Logical Access (LA) attacks, also known as audio deepfake attacks, use Text-to-Speech (TTS) or Voice Conversion (VC) methods to generate spoofed speech data. This can represent a serious threat to Automatic Speaker Verification (ASV) systems, as intruders can use such attacks to bypass voice biometric security. In this study, we investigate the correlation between speech quality and the performance of audio spoofing detection systems (i.e., LA task). For that, the performance of two enhancement algorithms is evaluated based on two perceptual speech quality measures, namely Perceptual Evaluation of Speech Quality (PESQ) and Speech-to-Reverberation Modulation Ratio (SRMR), and in respect to their impact on the audio spoofing detection system. We adopted the LA dataset, provided in the ASVspoof 2019 Challenge, and corrupted its test set with different Signal-to-Noise Ratio (SNR) levels, while leaving the training data untouched.

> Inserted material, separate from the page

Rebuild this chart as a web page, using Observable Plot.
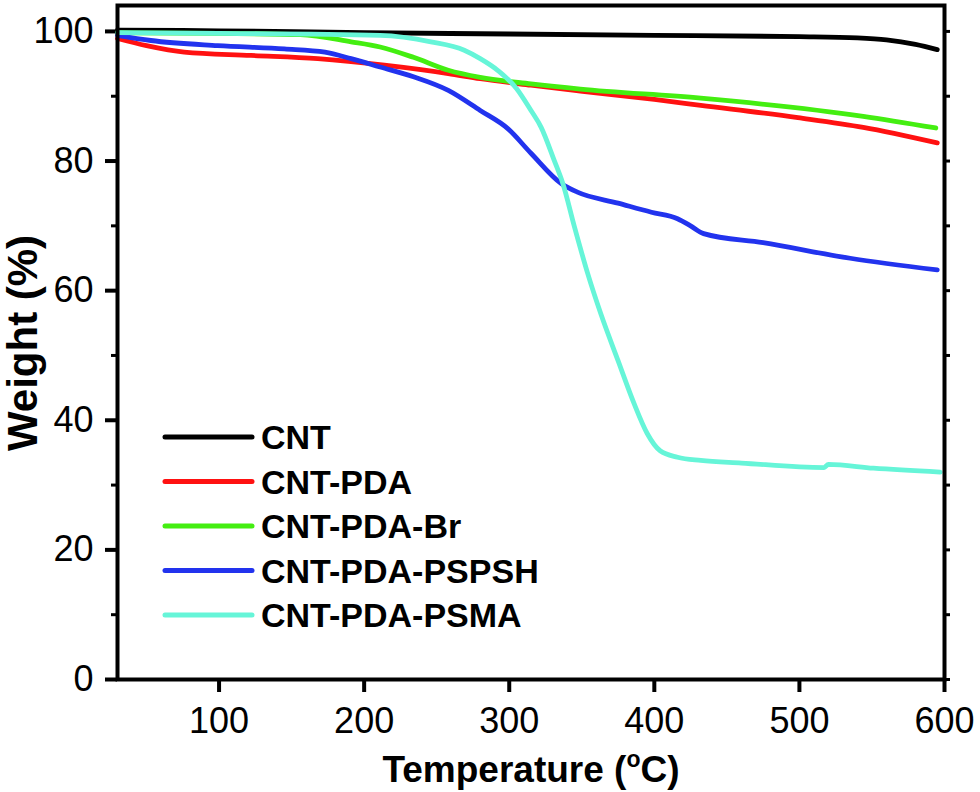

Enhancement was applied to attenuate the detrimental effects of noisy speech, and the performances of two models, Speech Enhancement Generative Adversarial Network (SEGAN) and Metric-Optimized Generative Adversarial Network Plus (MetricGAN+), were compared. Although we expect that speech quality will correlate well with speech applications' performance, it can also have as a side effect on downstream tasks if unwanted artifacts are introduced or relevant information is removed from the speech signal. Our results corroborate with this hypothesis, as we found that the enhancement algorithm leading to the highest speech quality scores, MetricGAN+, provided the lowest Equal Error Rate (EER) on the audio spoofing detection task, whereas the enhancement method with the lowest speech quality scores, SEGAN, led to the lowest EER, thus leading to better performance on the LA task.